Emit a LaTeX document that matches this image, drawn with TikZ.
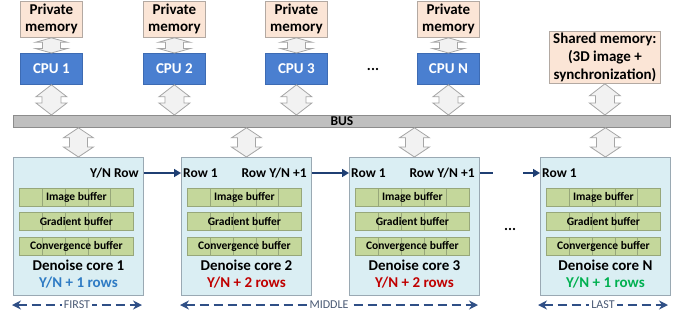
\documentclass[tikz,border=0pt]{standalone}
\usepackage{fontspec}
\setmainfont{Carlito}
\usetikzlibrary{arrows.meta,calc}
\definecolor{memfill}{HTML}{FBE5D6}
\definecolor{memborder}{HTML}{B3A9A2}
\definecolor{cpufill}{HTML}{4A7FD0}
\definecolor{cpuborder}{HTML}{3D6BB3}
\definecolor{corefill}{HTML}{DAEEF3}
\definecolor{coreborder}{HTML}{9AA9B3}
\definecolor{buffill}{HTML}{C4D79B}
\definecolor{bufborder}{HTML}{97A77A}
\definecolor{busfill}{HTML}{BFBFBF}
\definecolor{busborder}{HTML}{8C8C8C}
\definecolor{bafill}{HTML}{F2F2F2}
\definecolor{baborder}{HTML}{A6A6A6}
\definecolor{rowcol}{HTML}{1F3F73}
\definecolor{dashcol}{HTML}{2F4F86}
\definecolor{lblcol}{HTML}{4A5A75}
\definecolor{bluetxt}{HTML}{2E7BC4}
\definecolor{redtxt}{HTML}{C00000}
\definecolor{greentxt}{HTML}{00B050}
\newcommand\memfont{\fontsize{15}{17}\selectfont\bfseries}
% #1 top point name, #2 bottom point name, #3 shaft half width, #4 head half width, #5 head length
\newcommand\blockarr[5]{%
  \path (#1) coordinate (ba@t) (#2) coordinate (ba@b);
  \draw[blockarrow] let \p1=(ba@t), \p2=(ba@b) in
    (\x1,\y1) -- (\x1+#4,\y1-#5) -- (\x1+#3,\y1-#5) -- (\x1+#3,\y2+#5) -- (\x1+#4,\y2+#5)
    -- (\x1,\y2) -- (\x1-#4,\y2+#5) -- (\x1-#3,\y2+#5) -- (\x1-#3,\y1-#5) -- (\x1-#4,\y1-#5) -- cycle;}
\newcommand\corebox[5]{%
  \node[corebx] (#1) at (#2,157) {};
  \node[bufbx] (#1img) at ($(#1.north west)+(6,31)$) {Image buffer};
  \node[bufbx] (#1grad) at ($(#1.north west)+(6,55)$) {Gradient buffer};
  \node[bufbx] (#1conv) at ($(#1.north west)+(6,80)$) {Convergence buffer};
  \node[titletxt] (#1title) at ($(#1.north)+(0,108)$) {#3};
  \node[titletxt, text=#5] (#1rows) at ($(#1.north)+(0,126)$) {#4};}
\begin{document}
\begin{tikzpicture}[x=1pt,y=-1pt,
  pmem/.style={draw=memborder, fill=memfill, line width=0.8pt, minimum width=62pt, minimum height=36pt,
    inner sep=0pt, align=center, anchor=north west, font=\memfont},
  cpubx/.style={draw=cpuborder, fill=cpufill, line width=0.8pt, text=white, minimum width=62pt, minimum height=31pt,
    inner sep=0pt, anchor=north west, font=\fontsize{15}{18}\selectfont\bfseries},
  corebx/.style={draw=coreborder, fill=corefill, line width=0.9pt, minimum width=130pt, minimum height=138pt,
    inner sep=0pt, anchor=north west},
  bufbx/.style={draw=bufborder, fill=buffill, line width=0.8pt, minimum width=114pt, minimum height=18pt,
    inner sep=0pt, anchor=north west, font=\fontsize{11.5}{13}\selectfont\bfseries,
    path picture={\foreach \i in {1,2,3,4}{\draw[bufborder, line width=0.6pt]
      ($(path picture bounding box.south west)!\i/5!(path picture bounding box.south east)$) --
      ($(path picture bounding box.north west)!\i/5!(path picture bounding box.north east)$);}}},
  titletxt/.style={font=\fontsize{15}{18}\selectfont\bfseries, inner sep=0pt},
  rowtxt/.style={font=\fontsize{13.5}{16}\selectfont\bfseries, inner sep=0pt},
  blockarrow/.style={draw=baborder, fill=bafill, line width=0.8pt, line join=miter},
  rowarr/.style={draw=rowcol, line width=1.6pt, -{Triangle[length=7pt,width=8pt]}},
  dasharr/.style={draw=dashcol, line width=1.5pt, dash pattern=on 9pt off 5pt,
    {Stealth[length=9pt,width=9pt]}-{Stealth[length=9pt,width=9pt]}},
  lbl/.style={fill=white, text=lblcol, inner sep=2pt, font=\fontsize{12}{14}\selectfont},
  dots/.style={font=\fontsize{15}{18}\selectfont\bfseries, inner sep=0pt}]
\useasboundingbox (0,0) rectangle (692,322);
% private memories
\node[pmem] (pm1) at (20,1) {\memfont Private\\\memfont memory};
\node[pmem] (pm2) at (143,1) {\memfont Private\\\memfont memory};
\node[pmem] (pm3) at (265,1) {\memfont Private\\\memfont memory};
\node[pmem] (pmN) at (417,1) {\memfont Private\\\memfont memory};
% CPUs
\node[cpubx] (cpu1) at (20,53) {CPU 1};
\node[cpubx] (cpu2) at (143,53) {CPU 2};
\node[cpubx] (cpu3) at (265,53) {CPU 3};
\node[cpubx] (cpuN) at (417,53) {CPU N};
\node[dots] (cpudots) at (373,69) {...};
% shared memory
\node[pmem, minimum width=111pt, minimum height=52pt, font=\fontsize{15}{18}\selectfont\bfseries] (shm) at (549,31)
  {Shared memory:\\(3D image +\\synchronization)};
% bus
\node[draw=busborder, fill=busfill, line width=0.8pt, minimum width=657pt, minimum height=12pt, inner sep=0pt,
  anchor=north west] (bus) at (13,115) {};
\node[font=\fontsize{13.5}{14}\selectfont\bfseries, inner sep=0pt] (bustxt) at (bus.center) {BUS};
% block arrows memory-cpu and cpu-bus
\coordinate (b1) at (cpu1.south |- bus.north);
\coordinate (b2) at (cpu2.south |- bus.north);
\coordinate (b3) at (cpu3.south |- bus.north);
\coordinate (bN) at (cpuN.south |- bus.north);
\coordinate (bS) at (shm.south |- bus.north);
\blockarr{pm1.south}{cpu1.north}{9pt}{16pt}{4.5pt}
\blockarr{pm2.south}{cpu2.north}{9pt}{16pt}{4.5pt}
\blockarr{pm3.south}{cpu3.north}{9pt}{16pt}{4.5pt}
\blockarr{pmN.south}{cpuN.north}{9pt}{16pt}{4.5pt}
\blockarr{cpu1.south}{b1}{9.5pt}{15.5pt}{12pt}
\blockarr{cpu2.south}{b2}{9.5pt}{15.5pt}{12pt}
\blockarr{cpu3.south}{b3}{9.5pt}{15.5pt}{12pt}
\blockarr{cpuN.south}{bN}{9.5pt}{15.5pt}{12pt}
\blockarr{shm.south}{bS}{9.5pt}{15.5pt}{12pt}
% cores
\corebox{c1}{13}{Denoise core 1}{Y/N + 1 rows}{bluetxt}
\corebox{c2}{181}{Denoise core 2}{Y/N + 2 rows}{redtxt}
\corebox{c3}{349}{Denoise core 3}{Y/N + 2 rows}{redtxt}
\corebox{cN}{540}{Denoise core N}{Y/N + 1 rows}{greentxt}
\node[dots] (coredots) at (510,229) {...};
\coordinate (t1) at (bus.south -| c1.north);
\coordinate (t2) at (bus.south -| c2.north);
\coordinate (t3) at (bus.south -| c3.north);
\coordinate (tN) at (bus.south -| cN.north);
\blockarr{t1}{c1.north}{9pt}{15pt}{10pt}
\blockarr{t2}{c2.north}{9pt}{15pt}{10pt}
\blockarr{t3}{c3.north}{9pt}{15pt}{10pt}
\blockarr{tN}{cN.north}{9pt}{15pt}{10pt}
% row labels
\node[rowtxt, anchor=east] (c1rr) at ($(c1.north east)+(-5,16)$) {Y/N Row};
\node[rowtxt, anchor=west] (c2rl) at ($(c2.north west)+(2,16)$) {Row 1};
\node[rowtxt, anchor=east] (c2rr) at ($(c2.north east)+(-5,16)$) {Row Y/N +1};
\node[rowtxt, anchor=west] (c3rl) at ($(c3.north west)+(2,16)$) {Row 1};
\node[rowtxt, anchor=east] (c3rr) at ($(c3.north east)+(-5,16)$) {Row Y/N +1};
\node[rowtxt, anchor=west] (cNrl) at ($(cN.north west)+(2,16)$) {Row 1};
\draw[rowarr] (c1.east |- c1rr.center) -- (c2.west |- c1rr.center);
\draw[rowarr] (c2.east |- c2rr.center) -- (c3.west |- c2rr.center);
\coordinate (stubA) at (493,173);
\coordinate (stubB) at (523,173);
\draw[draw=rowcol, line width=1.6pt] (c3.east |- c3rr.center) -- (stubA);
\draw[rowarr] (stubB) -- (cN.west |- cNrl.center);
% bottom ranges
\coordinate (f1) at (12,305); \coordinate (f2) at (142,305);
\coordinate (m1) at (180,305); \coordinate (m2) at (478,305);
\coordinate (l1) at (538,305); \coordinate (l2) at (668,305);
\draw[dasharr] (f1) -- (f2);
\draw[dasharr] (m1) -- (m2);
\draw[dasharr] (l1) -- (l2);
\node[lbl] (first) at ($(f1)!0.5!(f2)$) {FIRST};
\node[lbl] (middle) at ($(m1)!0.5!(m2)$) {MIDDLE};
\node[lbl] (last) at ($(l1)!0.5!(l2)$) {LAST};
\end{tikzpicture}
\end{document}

--

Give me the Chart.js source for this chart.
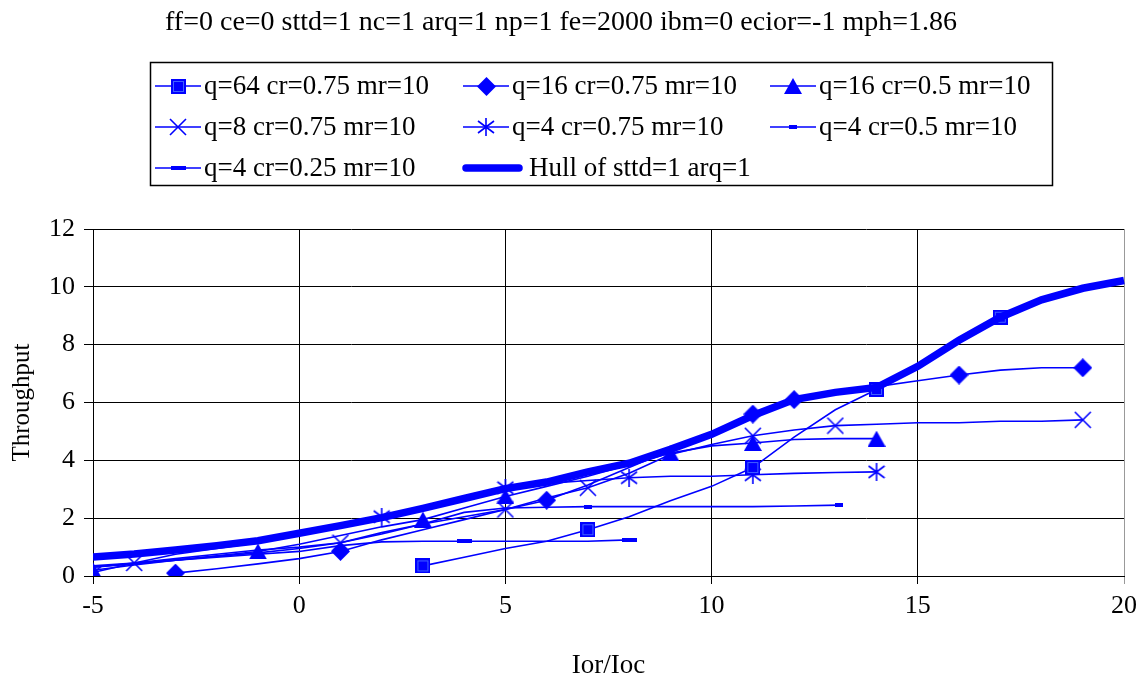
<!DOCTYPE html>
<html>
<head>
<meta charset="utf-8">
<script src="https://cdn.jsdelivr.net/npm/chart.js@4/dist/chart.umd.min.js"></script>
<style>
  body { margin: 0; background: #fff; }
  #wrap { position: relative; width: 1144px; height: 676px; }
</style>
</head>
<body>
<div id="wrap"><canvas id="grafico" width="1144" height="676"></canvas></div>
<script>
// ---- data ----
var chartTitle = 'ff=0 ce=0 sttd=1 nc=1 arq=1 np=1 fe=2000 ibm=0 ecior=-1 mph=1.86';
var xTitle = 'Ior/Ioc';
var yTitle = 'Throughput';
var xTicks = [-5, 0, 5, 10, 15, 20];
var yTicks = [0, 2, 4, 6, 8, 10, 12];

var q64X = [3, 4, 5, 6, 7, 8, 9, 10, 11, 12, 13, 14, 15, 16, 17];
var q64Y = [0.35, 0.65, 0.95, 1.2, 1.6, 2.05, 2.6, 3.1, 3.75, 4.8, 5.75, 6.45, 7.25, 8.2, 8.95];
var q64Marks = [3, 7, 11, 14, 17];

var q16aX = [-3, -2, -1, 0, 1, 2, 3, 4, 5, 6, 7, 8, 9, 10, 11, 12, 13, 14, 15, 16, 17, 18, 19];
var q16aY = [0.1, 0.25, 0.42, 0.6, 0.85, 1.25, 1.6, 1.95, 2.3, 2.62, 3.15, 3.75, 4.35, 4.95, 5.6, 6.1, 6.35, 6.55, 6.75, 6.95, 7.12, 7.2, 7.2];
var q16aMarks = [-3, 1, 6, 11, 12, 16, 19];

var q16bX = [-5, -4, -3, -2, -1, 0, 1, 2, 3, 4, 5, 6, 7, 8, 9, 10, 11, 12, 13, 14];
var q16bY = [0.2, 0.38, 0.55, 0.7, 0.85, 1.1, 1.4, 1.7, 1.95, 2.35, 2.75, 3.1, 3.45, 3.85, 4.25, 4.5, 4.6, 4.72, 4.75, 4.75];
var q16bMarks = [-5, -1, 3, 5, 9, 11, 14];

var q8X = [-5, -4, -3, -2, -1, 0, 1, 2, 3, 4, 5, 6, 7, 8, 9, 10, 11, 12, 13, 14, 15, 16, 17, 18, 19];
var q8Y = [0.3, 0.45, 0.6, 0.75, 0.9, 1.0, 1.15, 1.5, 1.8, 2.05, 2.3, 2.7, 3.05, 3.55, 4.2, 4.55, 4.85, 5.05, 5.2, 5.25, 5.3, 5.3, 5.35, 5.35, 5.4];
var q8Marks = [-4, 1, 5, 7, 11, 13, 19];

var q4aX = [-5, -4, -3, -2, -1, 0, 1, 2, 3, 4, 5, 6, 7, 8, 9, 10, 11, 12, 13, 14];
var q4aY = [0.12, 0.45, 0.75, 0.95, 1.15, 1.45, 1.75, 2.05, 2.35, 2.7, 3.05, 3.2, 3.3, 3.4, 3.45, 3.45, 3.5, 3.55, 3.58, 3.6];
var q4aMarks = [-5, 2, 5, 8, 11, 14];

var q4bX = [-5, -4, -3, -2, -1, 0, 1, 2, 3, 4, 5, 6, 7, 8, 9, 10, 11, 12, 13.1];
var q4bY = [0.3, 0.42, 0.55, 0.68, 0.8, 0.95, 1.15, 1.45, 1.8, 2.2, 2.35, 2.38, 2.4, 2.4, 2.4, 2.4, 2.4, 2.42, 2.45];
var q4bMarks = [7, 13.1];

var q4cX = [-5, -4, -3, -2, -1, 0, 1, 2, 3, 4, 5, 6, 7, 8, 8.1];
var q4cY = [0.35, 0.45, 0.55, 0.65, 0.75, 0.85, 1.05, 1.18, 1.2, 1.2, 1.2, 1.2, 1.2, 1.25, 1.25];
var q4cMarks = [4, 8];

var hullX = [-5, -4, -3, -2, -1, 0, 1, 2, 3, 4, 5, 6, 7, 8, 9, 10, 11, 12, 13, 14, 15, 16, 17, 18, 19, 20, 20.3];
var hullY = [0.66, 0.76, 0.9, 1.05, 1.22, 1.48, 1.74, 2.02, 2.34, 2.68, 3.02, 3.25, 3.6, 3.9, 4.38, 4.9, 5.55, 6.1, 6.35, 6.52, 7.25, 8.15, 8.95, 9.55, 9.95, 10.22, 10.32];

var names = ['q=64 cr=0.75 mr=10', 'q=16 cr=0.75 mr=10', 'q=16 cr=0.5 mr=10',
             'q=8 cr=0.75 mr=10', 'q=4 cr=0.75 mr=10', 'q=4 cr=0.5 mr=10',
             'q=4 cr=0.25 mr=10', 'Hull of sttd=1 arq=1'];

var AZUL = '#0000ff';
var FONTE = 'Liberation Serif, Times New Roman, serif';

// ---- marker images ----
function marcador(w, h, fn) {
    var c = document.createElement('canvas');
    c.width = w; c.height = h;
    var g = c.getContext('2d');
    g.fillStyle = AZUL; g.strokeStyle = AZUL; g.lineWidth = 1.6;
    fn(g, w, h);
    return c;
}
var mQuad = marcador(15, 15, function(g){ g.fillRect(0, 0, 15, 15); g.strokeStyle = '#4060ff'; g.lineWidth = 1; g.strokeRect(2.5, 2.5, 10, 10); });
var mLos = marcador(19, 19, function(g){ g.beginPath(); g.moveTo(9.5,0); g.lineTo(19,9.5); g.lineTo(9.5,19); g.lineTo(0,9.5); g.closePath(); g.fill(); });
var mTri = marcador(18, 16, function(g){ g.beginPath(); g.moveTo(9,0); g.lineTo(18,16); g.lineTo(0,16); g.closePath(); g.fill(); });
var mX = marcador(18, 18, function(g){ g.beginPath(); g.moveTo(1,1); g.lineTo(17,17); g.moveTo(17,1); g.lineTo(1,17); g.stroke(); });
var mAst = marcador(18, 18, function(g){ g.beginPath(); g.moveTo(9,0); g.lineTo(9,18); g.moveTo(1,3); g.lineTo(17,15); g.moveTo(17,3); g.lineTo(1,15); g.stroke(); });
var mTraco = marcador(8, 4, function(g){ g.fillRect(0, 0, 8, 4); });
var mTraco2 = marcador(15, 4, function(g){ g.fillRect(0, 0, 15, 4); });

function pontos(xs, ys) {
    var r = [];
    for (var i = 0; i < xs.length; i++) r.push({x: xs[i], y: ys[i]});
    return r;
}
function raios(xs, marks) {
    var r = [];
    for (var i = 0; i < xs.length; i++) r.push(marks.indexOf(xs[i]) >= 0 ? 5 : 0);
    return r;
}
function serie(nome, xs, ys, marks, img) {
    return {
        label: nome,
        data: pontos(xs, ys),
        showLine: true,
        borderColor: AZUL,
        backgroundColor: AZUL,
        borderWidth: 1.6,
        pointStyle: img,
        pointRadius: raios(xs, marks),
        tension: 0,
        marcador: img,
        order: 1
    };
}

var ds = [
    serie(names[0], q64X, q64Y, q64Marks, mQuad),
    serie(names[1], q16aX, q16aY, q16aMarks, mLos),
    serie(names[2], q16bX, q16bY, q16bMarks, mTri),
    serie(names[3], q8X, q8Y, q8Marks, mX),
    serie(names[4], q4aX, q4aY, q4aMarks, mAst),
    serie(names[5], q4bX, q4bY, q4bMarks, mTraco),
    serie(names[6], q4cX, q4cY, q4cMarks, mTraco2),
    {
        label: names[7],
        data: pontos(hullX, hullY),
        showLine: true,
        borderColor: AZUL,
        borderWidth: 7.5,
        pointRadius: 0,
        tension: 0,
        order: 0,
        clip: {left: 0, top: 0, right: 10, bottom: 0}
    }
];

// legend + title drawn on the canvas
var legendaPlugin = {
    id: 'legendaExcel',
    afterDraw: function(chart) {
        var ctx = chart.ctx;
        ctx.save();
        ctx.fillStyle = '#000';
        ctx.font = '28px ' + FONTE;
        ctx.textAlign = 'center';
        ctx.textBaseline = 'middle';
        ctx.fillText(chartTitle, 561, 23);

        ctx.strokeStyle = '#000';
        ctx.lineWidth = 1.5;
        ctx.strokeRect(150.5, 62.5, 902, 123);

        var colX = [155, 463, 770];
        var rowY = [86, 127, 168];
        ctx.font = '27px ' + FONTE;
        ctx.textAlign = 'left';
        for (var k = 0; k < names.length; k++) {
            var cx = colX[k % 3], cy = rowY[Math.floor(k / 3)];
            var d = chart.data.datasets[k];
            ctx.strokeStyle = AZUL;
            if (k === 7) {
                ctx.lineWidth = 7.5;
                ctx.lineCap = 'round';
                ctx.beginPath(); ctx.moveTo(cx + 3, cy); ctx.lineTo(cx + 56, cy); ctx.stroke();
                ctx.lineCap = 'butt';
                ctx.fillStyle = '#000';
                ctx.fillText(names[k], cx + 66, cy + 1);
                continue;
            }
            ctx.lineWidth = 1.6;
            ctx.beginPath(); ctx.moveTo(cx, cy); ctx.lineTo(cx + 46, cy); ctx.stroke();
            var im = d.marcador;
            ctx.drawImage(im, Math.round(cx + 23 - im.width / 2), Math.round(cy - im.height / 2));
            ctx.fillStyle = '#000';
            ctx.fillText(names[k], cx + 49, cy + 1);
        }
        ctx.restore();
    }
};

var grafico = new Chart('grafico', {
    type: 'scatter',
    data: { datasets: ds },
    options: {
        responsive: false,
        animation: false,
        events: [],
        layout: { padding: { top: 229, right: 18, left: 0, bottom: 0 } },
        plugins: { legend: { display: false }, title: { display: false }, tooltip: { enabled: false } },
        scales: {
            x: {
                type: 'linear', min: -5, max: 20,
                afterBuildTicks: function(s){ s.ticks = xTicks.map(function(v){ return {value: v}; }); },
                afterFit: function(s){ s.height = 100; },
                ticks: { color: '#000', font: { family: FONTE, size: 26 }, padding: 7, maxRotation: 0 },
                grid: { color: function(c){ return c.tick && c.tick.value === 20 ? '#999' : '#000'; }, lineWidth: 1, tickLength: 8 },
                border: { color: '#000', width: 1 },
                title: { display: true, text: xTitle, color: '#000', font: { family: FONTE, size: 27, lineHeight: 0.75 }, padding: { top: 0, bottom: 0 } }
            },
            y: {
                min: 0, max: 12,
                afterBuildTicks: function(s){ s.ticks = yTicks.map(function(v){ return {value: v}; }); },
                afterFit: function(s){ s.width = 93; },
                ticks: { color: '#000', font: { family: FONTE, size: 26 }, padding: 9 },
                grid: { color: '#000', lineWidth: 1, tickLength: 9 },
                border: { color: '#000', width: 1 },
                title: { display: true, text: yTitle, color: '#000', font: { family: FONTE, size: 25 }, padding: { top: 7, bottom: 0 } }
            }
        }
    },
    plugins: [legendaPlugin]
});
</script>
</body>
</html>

* * *

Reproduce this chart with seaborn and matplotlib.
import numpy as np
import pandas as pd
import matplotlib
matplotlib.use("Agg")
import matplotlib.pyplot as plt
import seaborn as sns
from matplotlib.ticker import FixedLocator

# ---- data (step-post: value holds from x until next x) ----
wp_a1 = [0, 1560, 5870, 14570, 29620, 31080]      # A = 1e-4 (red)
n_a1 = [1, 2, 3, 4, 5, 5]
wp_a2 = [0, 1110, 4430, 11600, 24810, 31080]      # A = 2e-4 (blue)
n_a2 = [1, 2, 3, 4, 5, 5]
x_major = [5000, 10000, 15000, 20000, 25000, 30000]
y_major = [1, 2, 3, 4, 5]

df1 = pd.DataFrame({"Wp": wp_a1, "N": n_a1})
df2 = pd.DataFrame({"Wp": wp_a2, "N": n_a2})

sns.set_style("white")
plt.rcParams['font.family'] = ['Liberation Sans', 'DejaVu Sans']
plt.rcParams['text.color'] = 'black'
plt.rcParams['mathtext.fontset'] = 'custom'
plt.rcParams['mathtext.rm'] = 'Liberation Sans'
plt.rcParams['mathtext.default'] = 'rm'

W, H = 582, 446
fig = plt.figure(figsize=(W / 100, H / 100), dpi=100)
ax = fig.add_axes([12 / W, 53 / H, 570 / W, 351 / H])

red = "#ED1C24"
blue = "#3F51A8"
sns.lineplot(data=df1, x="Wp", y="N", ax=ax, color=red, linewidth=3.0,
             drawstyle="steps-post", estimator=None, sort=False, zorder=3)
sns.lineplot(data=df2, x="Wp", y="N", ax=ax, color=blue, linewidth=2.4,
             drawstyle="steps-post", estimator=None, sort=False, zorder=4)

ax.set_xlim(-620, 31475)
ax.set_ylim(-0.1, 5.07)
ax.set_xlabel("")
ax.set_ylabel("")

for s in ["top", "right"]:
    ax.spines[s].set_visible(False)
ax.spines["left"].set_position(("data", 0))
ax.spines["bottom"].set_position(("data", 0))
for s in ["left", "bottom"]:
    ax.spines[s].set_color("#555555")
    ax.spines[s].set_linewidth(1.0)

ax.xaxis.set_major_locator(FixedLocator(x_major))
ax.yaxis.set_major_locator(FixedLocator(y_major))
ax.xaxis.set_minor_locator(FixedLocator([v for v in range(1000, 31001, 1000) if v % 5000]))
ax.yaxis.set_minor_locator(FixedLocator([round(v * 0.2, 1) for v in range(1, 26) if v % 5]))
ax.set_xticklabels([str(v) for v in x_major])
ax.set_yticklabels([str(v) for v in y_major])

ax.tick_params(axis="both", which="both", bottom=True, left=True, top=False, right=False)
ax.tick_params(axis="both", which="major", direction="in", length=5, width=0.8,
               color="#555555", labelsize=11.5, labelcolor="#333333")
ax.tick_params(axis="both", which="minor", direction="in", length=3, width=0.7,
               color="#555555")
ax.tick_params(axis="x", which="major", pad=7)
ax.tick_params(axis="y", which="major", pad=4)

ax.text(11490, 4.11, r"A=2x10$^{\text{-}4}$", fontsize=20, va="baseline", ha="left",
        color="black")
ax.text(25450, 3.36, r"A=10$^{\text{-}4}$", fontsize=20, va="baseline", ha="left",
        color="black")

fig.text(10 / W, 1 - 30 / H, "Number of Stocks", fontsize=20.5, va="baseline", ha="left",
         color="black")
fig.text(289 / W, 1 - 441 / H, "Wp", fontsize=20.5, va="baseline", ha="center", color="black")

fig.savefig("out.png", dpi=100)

● **What you are asked to do**
Copy the part that starts at the line with "Give me the Chart.js source for this chart." and finishes at the line with "var q8Marks = [-4, 1, 5, 7, 11, 13, 19];", both included, and nothing more. Pictures are left out.

● **Problem solution**
Give me the Chart.js source for this chart.
<!DOCTYPE html>
<html>
<head>
<meta charset="utf-8">
<script src="https://cdn.jsdelivr.net/npm/chart.js@4/dist/chart.umd.min.js"></script>
<style>
  body { margin: 0; background: #fff; }
  #wrap { position: relative; width: 1144px; height: 676px; }
</style>
</head>
<body>
<div id="wrap"><canvas id="grafico" width="1144" height="676"></canvas></div>
<script>
// ---- data ----
var chartTitle = 'ff=0 ce=0 sttd=1 nc=1 arq=1 np=1 fe=2000 ibm=0 ecior=-1 mph=1.86';
var xTitle = 'Ior/Ioc';
var yTitle = 'Throughput';
var xTicks = [-5, 0, 5, 10, 15, 20];
var yTicks = [0, 2, 4, 6, 8, 10, 12];

var q64X = [3, 4, 5, 6, 7, 8, 9, 10, 11, 12, 13, 14, 15, 16, 17];
var q64Y = [0.35, 0.65, 0.95, 1.2, 1.6, 2.05, 2.6, 3.1, 3.75, 4.8, 5.75, 6.45, 7.25, 8.2, 8.95];
var q64Marks = [3, 7, 11, 14, 17];

var q16aX = [-3, -2, -1, 0, 1, 2, 3, 4, 5, 6, 7, 8, 9, 10, 11, 12, 13, 14, 15, 16, 17, 18, 19];
var q16aY = [0.1, 0.25, 0.42, 0.6, 0.85, 1.25, 1.6, 1.95, 2.3, 2.62, 3.15, 3.75, 4.35, 4.95, 5.6, 6.1, 6.35, 6.55, 6.75, 6.95, 7.12, 7.2, 7.2];
var q16aMarks = [-3, 1, 6, 11, 12, 16, 19];

var q16bX = [-5, -4, -3, -2, -1, 0, 1, 2, 3, 4, 5, 6, 7, 8, 9, 10, 11, 12, 13, 14];
var q16bY = [0.2, 0.38, 0.55, 0.7, 0.85, 1.1, 1.4, 1.7, 1.95, 2.35, 2.75, 3.1, 3.45, 3.85, 4.25, 4.5, 4.6, 4.72, 4.75, 4.75];
var q16bMarks = [-5, -1, 3, 5, 9, 11, 14];

var q8X = [-5, -4, -3, -2, -1, 0, 1, 2, 3, 4, 5, 6, 7, 8, 9, 10, 11, 12, 13, 14, 15, 16, 17, 18, 19];
var q8Y = [0.3, 0.45, 0.6, 0.75, 0.9, 1.0, 1.15, 1.5, 1.8, 2.05, 2.3, 2.7, 3.05, 3.55, 4.2, 4.55, 4.85, 5.05, 5.2, 5.25, 5.3, 5.3, 5.35, 5.35, 5.4];
var q8Marks = [-4, 1, 5, 7, 11, 13, 19];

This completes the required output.